Despite all the talk about the mythical Year of the Linux Desktop, somewhere in the last few years, free software passed a milestone without anyone noticing. At some point, after years of struggling to rival proprietary desktops, both GNOME and KDE have caught up in features and narrowed the gap in usability. We are now at a point where free software is often an innovator on the desktop.
Of course, GNOME and KDE have long had features that Windows lacked, such as multiple desktops and finer controls for customizing the user experience. However, in the last few years, both major free desktops have added features that show not only an interest in usability, but, at times, an effort to anticipate what users might actually want. The focus is by no means consistent, yet scattered here and there are features that can make any user glad that they're using a open source desktop.
In 2001, the GNOME Usability Study Report, sponsored by Sun Microsystems, made GNOME the first free desktop to examine the desktop experience. Since then, GNOME has codified usability in its Human Interface Guidelines.
These guidelines are sometimes applied too literally, or as though they were the only consideration. But over the years, they have given GNOME an understated look and a high degree of efficiency. Applied well, the guidelines have resulted in some welcome features such as the multiple timezone clock.
With some patience, you might create the same convenience with the menu editor, but you'd take much longer to do so. The one problem is that neither drawers nor their contents support icon text, but you can overcome this problem by a careful selection of icons.

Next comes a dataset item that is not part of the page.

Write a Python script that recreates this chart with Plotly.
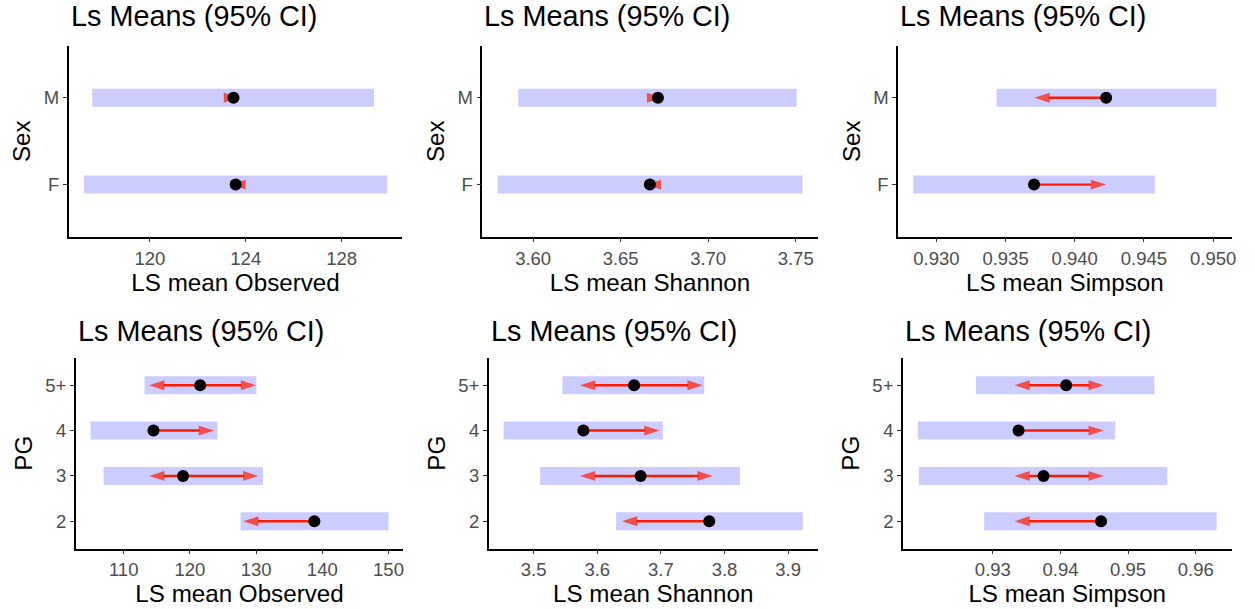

For some years, GNOME has emphasized two productivity applications that are not heavily tied to a specific desktop: OpenOffice.org and Firefox. Given the mature feature sets of both applications, this decision seems only sensible. GNOME still includes AbiWord and Gnumerics, the remnants of efforts to build an office suite, and some distros also include Epiphany, GNOME's default lightweight Mozilla-based browsers. But these applications are largely sideshows. By contrast, KDE still emphasizes both KOffice and the Konqueror browser, despite their relatively small followings.